* _Stated problem_
Reproduce the records below in full and without edits, omitting images.

* _Recorded information_
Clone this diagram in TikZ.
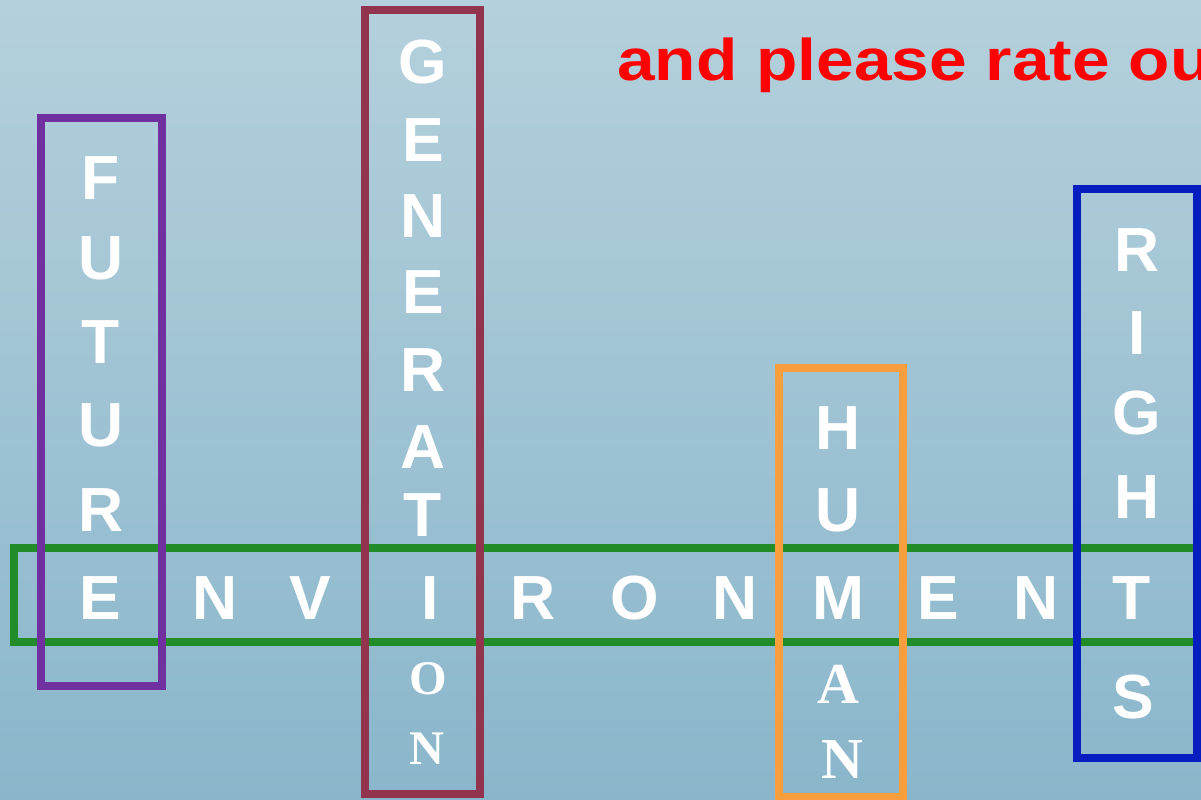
\documentclass[tikz,border=0pt]{standalone}
\usepackage{fontspec}
\setmainfont{Liberation Sans}
\newfontfamily\serifface{Liberation Serif}
\newfontfamily\redface[FakeStretch=1.15]{Liberation Sans}
\definecolor{bgtop}{RGB}{180,208,220}
\definecolor{bgbot}{RGB}{138,182,203}
\definecolor{cpurple}{RGB}{112,48,160}
\definecolor{cmaroon}{RGB}{146,52,78}
\definecolor{corange}{RGB}{248,158,60}
\definecolor{cblue}{RGB}{6,30,192}
\definecolor{cgreen}{RGB}{34,140,42}
\definecolor{cred}{RGB}{255,0,0}
\begin{document}
\begin{tikzpicture}[x=0.02cm,y=-0.02cm,
  lt/.style={text=white,inner sep=0pt,font=\fontsize{35.5}{36}\selectfont\bfseries},
  sga/.style={text=white,inner sep=0pt,font=\serifface\fontsize{27.5}{28}\selectfont\bfseries},
  sgb/.style={text=white,inner sep=0pt,font=\serifface\fontsize{33}{34}\selectfont\bfseries},
  boxline/.style={line width=4pt}]
\useasboundingbox (0,0) rectangle (1201,799);
\clip (0,0) rectangle (1201,799);
\shade[top color=bgtop,bottom color=bgbot] (0,0) rectangle (1201,799);
% red heading
\node[anchor=base west,inner sep=0pt,text=cred,font=\redface\fontsize{33.5}{34}\selectfont\bfseries] (head) at (617,80) {and please rate ou};
% boxes
\draw[boxline,cgreen] (14,548) rectangle (1230,642);
\draw[boxline,cpurple] (41,118) rectangle (162,686);
\draw[boxline,cmaroon] (365,10) rectangle (480,794);
\draw[boxline,corange] (779,368) rectangle (903,797);
\draw[boxline,cblue] (1077,189) rectangle (1197,758);
% ENVIRONMENT row
\node[lt] (e1) at (100,598) {E};
\node[lt] (e2) at (215,598) {N};
\node[lt] (e3) at (310,598) {V};
\node[lt] (e4) at (430,598) {I};
\node[lt] (e5) at (533,598) {R};
\node[lt] (e6) at (635,598) {O};
\node[lt] (e7) at (735,598) {N};
\node[lt] (e8) at (838,598) {M};
\node[lt] (e9) at (938,598) {E};
\node[lt] (e10) at (1036,598) {N};
\node[lt] (e11) at (1132,598) {T};
% FUTURE
\node[lt] (f1) at (101,178) {F};
\node[lt] (f2) at (101,258) {U};
\node[lt] (f3) at (101,342) {T};
\node[lt] (f4) at (101,425) {U};
\node[lt] (f5) at (101,510) {R};
% GENERATION
\node[lt] (g1) at (423,62) {G};
\node[lt] (g2) at (423,140) {E};
\node[lt] (g3) at (423,216) {N};
\node[lt] (g4) at (423,292) {E};
\node[lt] (g5) at (423,370) {R};
\node[lt] (g6) at (423,447) {A};
\node[lt] (g7) at (423,515) {T};
\node[sga] (g9) at (428,679) {O};
\node[sga] (g10) at (427,749) {N};
% HUMAN
\node[lt] (h1) at (838,428) {H};
\node[lt] (h2) at (838,510) {U};
\node[sgb] (h4) at (838,684) {A};
\node[sgb] (h5) at (842,760) {N};
% RIGHTS
\node[lt] (r1) at (1137,250) {R};
\node[lt] (r2) at (1137,333) {I};
\node[lt] (r3) at (1137,413) {G};
\node[lt] (r4) at (1137,497) {H};
\node[lt] (r6) at (1133,697) {S};
\end{tikzpicture}
\end{document}
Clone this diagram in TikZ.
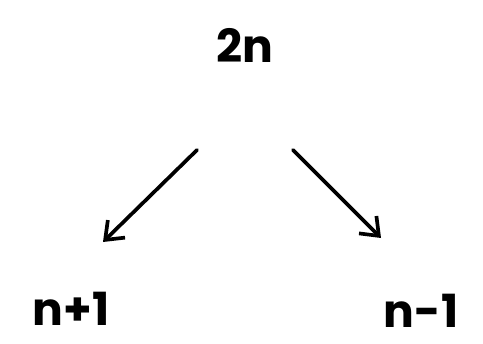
\documentclass[tikz,border=0pt]{standalone}
\usepackage{fontspec}
\setmainfont{Poppins}
\usetikzlibrary{arrows.meta, calc}

\begin{document}
\begin{tikzpicture}[
    x=0.02cm, y=-0.02cm,
    every node/.style={inner sep=0pt, font=\fontsize{26}{30}\selectfont\bfseries},
    arrow/.style={-{Straight Barb[length=9pt, width=14pt, line width=2.1pt]}, line width=2.1pt, line cap=round}
  ]
    \useasboundingbox (0,0) rectangle (483,344);
    \node (top)   at (245,45)  {2n};
    \node (nplus) at (71,309)  {n+1};
    \node (nminus) at (421,311) {n-1};
    \draw[arrow] ($(top)+(-48,105)$) -- ($(nplus)+(32,-67)$);
    \draw[arrow] ($(top)+(48,105)$)  -- ($(nminus)+(-40,-73)$);
\end{tikzpicture}
\end{document}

* _Exercise output_
Clone this diagram in TikZ.
\documentclass[tikz,border=0pt]{standalone}
\usepackage{fontspec}
\setmainfont{Liberation Sans}
\newfontfamily\serifface{Liberation Serif}
\newfontfamily\redface[FakeStretch=1.15]{Liberation Sans}
\definecolor{bgtop}{RGB}{180,208,220}
\definecolor{bgbot}{RGB}{138,182,203}
\definecolor{cpurple}{RGB}{112,48,160}
\definecolor{cmaroon}{RGB}{146,52,78}
\definecolor{corange}{RGB}{248,158,60}
\definecolor{cblue}{RGB}{6,30,192}
\definecolor{cgreen}{RGB}{34,140,42}
\definecolor{cred}{RGB}{255,0,0}
\begin{document}
\begin{tikzpicture}[x=0.02cm,y=-0.02cm,
  lt/.style={text=white,inner sep=0pt,font=\fontsize{35.5}{36}\selectfont\bfseries},
  sga/.style={text=white,inner sep=0pt,font=\serifface\fontsize{27.5}{28}\selectfont\bfseries},
  sgb/.style={text=white,inner sep=0pt,font=\serifface\fontsize{33}{34}\selectfont\bfseries},
  boxline/.style={line width=4pt}]
\useasboundingbox (0,0) rectangle (1201,799);
\clip (0,0) rectangle (1201,799);
\shade[top color=bgtop,bottom color=bgbot] (0,0) rectangle (1201,799);
% red heading
\node[anchor=base west,inner sep=0pt,text=cred,font=\redface\fontsize{33.5}{34}\selectfont\bfseries] (head) at (617,80) {and please rate ou};
% boxes
\draw[boxline,cgreen] (14,548) rectangle (1230,642);
\draw[boxline,cpurple] (41,118) rectangle (162,686);
\draw[boxline,cmaroon] (365,10) rectangle (480,794);
\draw[boxline,corange] (779,368) rectangle (903,797);
\draw[boxline,cblue] (1077,189) rectangle (1197,758);
% ENVIRONMENT row
\node[lt] (e1) at (100,598) {E};
\node[lt] (e2) at (215,598) {N};
\node[lt] (e3) at (310,598) {V};
\node[lt] (e4) at (430,598) {I};
\node[lt] (e5) at (533,598) {R};
\node[lt] (e6) at (635,598) {O};
\node[lt] (e7) at (735,598) {N};
\node[lt] (e8) at (838,598) {M};
\node[lt] (e9) at (938,598) {E};
\node[lt] (e10) at (1036,598) {N};
\node[lt] (e11) at (1132,598) {T};
% FUTURE
\node[lt] (f1) at (101,178) {F};
\node[lt] (f2) at (101,258) {U};
\node[lt] (f3) at (101,342) {T};
\node[lt] (f4) at (101,425) {U};
\node[lt] (f5) at (101,510) {R};
% GENERATION
\node[lt] (g1) at (423,62) {G};
\node[lt] (g2) at (423,140) {E};
\node[lt] (g3) at (423,216) {N};
\node[lt] (g4) at (423,292) {E};
\node[lt] (g5) at (423,370) {R};
\node[lt] (g6) at (423,447) {A};
\node[lt] (g7) at (423,515) {T};
\node[sga] (g9) at (428,679) {O};
\node[sga] (g10) at (427,749) {N};
% HUMAN
\node[lt] (h1) at (838,428) {H};
\node[lt] (h2) at (838,510) {U};
\node[sgb] (h4) at (838,684) {A};
\node[sgb] (h5) at (842,760) {N};
% RIGHTS
\node[lt] (r1) at (1137,250) {R};
\node[lt] (r2) at (1137,333) {I};
\node[lt] (r3) at (1137,413) {G};
\node[lt] (r4) at (1137,497) {H};
\node[lt] (r6) at (1133,697) {S};
\end{tikzpicture}
\end{document}
Clone this diagram in TikZ.
\documentclass[tikz,border=0pt]{standalone}
\usepackage{fontspec}
\setmainfont{Poppins}
\usetikzlibrary{arrows.meta, calc}

\begin{document}
\begin{tikzpicture}[
    x=0.02cm, y=-0.02cm,
    every node/.style={inner sep=0pt, font=\fontsize{26}{30}\selectfont\bfseries},
    arrow/.style={-{Straight Barb[length=9pt, width=14pt, line width=2.1pt]}, line width=2.1pt, line cap=round}
  ]
    \useasboundingbox (0,0) rectangle (483,344);
    \node (top)   at (245,45)  {2n};
    \node (nplus) at (71,309)  {n+1};
    \node (nminus) at (421,311) {n-1};
    \draw[arrow] ($(top)+(-48,105)$) -- ($(nplus)+(32,-67)$);
    \draw[arrow] ($(top)+(48,105)$)  -- ($(nminus)+(-40,-73)$);
\end{tikzpicture}
\end{document}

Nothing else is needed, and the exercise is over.